◆ Task details ◆
Skip the pictures and extract all of the lines exactly as written.

· · · · ·

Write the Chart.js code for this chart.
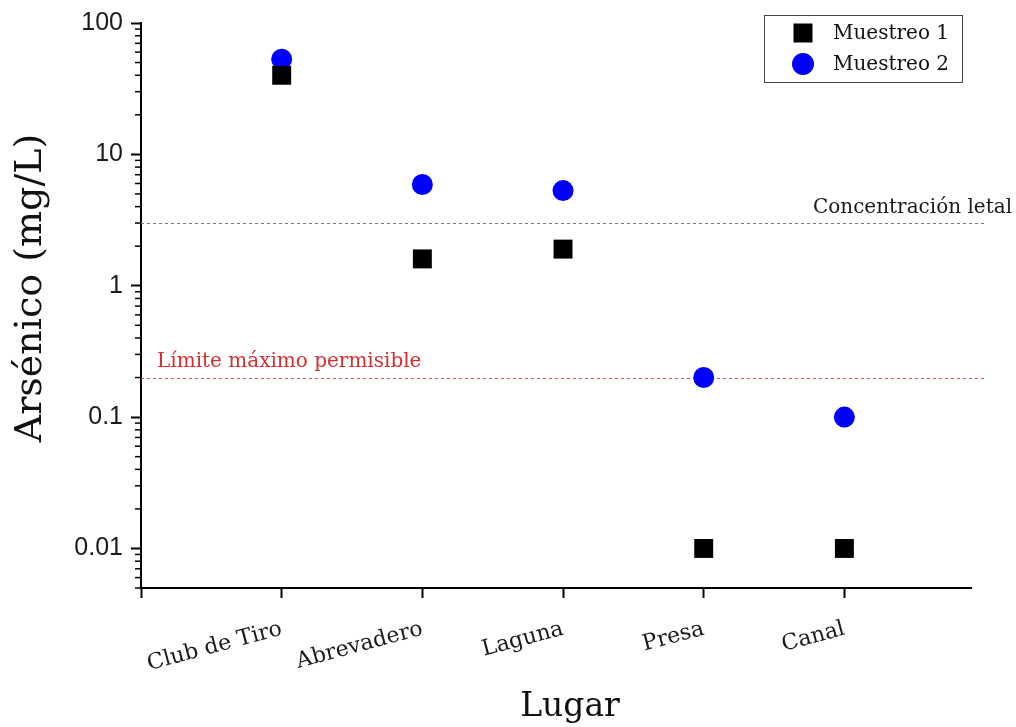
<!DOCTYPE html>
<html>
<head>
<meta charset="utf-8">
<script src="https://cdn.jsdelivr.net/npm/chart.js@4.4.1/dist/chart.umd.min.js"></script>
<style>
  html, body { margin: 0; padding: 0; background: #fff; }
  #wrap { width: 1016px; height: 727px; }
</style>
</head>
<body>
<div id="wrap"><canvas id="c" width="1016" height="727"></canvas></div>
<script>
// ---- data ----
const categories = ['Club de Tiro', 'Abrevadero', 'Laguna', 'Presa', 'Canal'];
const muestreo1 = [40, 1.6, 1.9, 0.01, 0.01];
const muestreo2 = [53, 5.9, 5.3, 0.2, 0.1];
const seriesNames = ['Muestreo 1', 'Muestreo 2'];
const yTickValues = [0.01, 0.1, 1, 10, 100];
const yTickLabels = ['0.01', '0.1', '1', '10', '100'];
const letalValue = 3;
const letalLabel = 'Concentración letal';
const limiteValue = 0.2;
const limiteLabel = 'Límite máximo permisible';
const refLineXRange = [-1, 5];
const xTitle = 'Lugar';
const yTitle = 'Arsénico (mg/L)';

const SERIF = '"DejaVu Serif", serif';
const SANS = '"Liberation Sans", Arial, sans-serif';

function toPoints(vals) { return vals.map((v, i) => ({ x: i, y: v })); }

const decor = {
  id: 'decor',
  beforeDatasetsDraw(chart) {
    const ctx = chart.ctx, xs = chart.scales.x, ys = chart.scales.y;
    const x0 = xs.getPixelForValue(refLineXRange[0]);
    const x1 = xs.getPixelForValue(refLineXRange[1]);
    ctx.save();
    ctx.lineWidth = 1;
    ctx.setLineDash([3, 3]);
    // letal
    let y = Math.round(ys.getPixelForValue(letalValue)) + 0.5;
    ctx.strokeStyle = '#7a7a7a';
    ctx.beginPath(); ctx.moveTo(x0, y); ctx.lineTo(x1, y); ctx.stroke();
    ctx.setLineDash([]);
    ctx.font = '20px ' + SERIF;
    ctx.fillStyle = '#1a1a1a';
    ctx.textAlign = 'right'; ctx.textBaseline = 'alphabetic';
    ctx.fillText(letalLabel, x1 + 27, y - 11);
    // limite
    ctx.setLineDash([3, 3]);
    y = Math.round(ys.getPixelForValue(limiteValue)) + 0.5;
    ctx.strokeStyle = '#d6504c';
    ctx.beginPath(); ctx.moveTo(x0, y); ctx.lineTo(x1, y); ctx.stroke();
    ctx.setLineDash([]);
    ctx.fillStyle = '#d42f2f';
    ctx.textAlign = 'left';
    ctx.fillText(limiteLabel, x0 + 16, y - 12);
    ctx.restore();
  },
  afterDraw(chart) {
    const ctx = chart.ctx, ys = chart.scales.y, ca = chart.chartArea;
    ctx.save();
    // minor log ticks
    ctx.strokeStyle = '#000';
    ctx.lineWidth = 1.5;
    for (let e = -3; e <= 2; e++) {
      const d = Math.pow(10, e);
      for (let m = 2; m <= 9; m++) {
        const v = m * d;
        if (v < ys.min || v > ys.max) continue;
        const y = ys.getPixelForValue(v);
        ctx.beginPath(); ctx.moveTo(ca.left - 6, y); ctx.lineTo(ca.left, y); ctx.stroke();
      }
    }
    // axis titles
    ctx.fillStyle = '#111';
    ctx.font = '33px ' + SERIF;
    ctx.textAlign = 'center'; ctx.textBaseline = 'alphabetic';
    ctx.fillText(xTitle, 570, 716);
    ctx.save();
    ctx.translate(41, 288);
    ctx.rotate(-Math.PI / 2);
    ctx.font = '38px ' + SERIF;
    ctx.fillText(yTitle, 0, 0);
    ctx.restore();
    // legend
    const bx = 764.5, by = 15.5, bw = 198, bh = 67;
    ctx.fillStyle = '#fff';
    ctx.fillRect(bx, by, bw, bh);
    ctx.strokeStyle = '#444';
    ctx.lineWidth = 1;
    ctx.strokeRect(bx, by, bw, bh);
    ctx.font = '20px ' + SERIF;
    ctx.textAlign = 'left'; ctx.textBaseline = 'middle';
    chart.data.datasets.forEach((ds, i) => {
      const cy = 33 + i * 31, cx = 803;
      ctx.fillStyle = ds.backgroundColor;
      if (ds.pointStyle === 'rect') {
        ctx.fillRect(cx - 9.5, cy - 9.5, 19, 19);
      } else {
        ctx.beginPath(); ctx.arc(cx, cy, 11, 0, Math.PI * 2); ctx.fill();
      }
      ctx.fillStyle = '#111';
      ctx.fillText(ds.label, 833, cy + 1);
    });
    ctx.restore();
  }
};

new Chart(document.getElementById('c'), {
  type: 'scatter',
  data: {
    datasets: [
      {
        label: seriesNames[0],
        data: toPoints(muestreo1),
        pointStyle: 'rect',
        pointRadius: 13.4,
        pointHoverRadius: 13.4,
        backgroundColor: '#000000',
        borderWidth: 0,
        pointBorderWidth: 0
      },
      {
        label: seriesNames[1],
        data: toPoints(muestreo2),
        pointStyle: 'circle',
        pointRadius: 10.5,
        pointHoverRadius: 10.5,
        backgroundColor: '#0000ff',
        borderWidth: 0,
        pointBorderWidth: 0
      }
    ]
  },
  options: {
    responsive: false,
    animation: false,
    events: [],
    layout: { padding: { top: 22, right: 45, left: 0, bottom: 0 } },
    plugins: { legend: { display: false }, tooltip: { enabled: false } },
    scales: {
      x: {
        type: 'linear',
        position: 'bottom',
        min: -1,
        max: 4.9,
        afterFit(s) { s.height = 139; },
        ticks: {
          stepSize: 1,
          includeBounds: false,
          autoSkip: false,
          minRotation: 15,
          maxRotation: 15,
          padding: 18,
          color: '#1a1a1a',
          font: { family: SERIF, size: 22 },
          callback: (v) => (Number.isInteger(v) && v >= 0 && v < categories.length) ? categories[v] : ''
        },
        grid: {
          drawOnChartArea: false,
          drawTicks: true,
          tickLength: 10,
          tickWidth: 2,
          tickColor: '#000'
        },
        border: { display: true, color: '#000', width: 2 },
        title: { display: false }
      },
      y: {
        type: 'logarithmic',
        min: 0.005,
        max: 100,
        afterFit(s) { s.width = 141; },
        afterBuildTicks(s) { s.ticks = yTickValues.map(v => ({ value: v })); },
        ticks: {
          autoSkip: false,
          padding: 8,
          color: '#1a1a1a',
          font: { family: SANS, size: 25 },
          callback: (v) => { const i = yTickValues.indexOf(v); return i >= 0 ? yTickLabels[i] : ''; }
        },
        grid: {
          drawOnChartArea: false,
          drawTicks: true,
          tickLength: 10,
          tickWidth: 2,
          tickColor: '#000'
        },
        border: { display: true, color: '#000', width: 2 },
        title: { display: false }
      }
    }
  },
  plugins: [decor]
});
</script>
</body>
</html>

· · · · ·

◆ Written response ◆
Write the Chart.js code for this chart.
<!DOCTYPE html>
<html>
<head>
<meta charset="utf-8">
<script src="https://cdn.jsdelivr.net/npm/chart.js@4.4.1/dist/chart.umd.min.js"></script>
<style>
  html, body { margin: 0; padding: 0; background: #fff; }
  #wrap { width: 1016px; height: 727px; }
</style>
</head>
<body>
<div id="wrap"><canvas id="c" width="1016" height="727"></canvas></div>
<script>
// ---- data ----
const categories = ['Club de Tiro', 'Abrevadero', 'Laguna', 'Presa', 'Canal'];
const muestreo1 = [40, 1.6, 1.9, 0.01, 0.01];
const muestreo2 = [53, 5.9, 5.3, 0.2, 0.1];
const seriesNames = ['Muestreo 1', 'Muestreo 2'];
const yTickValues = [0.01, 0.1, 1, 10, 100];
const yTickLabels = ['0.01', '0.1', '1', '10', '100'];
const letalValue = 3;
const letalLabel = 'Concentración letal';
const limiteValue = 0.2;
const limiteLabel = 'Límite máximo permisible';
const refLineXRange = [-1, 5];
const xTitle = 'Lugar';
const yTitle = 'Arsénico (mg/L)';

const SERIF = '"DejaVu Serif", serif';
const SANS = '"Liberation Sans", Arial, sans-serif';

function toPoints(vals) { return vals.map((v, i) => ({ x: i, y: v })); }

const decor = {
  id: 'decor',
  beforeDatasetsDraw(chart) {
    const ctx = chart.ctx, xs = chart.scales.x, ys = chart.scales.y;
    const x0 = xs.getPixelForValue(refLineXRange[0]);
    const x1 = xs.getPixelForValue(refLineXRange[1]);
    ctx.save();
    ctx.lineWidth = 1;
    ctx.setLineDash([3, 3]);
    // letal
    let y = Math.round(ys.getPixelForValue(letalValue)) + 0.5;
    ctx.strokeStyle = '#7a7a7a';
    ctx.beginPath(); ctx.moveTo(x0, y); ctx.lineTo(x1, y); ctx.stroke();
    ctx.setLineDash([]);
    ctx.font = '20px ' + SERIF;
    ctx.fillStyle = '#1a1a1a';
    ctx.textAlign = 'right'; ctx.textBaseline = 'alphabetic';
    ctx.fillText(letalLabel, x1 + 27, y - 11);
    // limite
    ctx.setLineDash([3, 3]);
    y = Math.round(ys.getPixelForValue(limiteValue)) + 0.5;
    ctx.strokeStyle = '#d6504c';
    ctx.beginPath(); ctx.moveTo(x0, y); ctx.lineTo(x1, y); ctx.stroke();
    ctx.setLineDash([]);
    ctx.fillStyle = '#d42f2f';
    ctx.textAlign = 'left';
    ctx.fillText(limiteLabel, x0 + 16, y - 12);
    ctx.restore();
  },
  afterDraw(chart) {
    const ctx = chart.ctx, ys = chart.scales.y, ca = chart.chartArea;
    ctx.save();
    // minor log ticks
    ctx.strokeStyle = '#000';
    ctx.lineWidth = 1.5;
    for (let e = -3; e <= 2; e++) {
      const d = Math.pow(10, e);
      for (let m = 2; m <= 9; m++) {
        const v = m * d;
        if (v < ys.min || v > ys.max) continue;
        const y = ys.getPixelForValue(v);
        ctx.beginPath(); ctx.moveTo(ca.left - 6, y); ctx.lineTo(ca.left, y); ctx.stroke();
      }
    }
    // axis titles
    ctx.fillStyle = '#111';
    ctx.font = '33px ' + SERIF;
    ctx.textAlign = 'center'; ctx.textBaseline = 'alphabetic';
    ctx.fillText(xTitle, 570, 716);
    ctx.save();
    ctx.translate(41, 288);
    ctx.rotate(-Math.PI / 2);
    ctx.font = '38px ' + SERIF;
    ctx.fillText(yTitle, 0, 0);
    ctx.restore();
    // legend
    const bx = 764.5, by = 15.5, bw = 198, bh = 67;
    ctx.fillStyle = '#fff';
    ctx.fillRect(bx, by, bw, bh);
    ctx.strokeStyle = '#444';
    ctx.lineWidth = 1;
    ctx.strokeRect(bx, by, bw, bh);
    ctx.font = '20px ' + SERIF;
    ctx.textAlign = 'left'; ctx.textBaseline = 'middle';
    chart.data.datasets.forEach((ds, i) => {
      const cy = 33 + i * 31, cx = 803;
      ctx.fillStyle = ds.backgroundColor;
      if (ds.pointStyle === 'rect') {
        ctx.fillRect(cx - 9.5, cy - 9.5, 19, 19);
      } else {
        ctx.beginPath(); ctx.arc(cx, cy, 11, 0, Math.PI * 2); ctx.fill();
      }
      ctx.fillStyle = '#111';
      ctx.fillText(ds.label, 833, cy + 1);
    });
    ctx.restore();
  }
};

new Chart(document.getElementById('c'), {
  type: 'scatter',
  data: {
    datasets: [
      {
        label: seriesNames[0],
        data: toPoints(muestreo1),
        pointStyle: 'rect',
        pointRadius: 13.4,
        pointHoverRadius: 13.4,
        backgroundColor: '#000000',
        borderWidth: 0,
        pointBorderWidth: 0
      },
      {
        label: seriesNames[1],
        data: toPoints(muestreo2),
        pointStyle: 'circle',
        pointRadius: 10.5,
        pointHoverRadius: 10.5,
        backgroundColor: '#0000ff',
        borderWidth: 0,
        pointBorderWidth: 0
      }
    ]
  },
  options: {
    responsive: false,
    animation: false,
    events: [],
    layout: { padding: { top: 22, right: 45, left: 0, bottom: 0 } },
    plugins: { legend: { display: false }, tooltip: { enabled: false } },
    scales: {
      x: {
        type: 'linear',
        position: 'bottom',
        min: -1,
        max: 4.9,
        afterFit(s) { s.height = 139; },
        ticks: {
          stepSize: 1,
          includeBounds: false,
          autoSkip: false,
          minRotation: 15,
          maxRotation: 15,
          padding: 18,
          color: '#1a1a1a',
          font: { family: SERIF, size: 22 },
          callback: (v) => (Number.isInteger(v) && v >= 0 && v < categories.length) ? categories[v] : ''
        },
        grid: {
          drawOnChartArea: false,
          drawTicks: true,
          tickLength: 10,
          tickWidth: 2,
          tickColor: '#000'
        },
        border: { display: true, color: '#000', width: 2 },
        title: { display: false }
      },
      y: {
        type: 'logarithmic',
        min: 0.005,
        max: 100,
        afterFit(s) { s.width = 141; },
        afterBuildTicks(s) { s.ticks = yTickValues.map(v => ({ value: v })); },
        ticks: {
          autoSkip: false,
          padding: 8,
          color: '#1a1a1a',
          font: { family: SANS, size: 25 },
          callback: (v) => { const i = yTickValues.indexOf(v); return i >= 0 ? yTickLabels[i] : ''; }
        },
        grid: {
          drawOnChartArea: false,
          drawTicks: true,
          tickLength: 10,
          tickWidth: 2,
          tickColor: '#000'
        },
        border: { display: true, color: '#000', width: 2 },
        title: { display: false }
      }
    }
  },
  plugins: [decor]
});
</script>
</body>
</html>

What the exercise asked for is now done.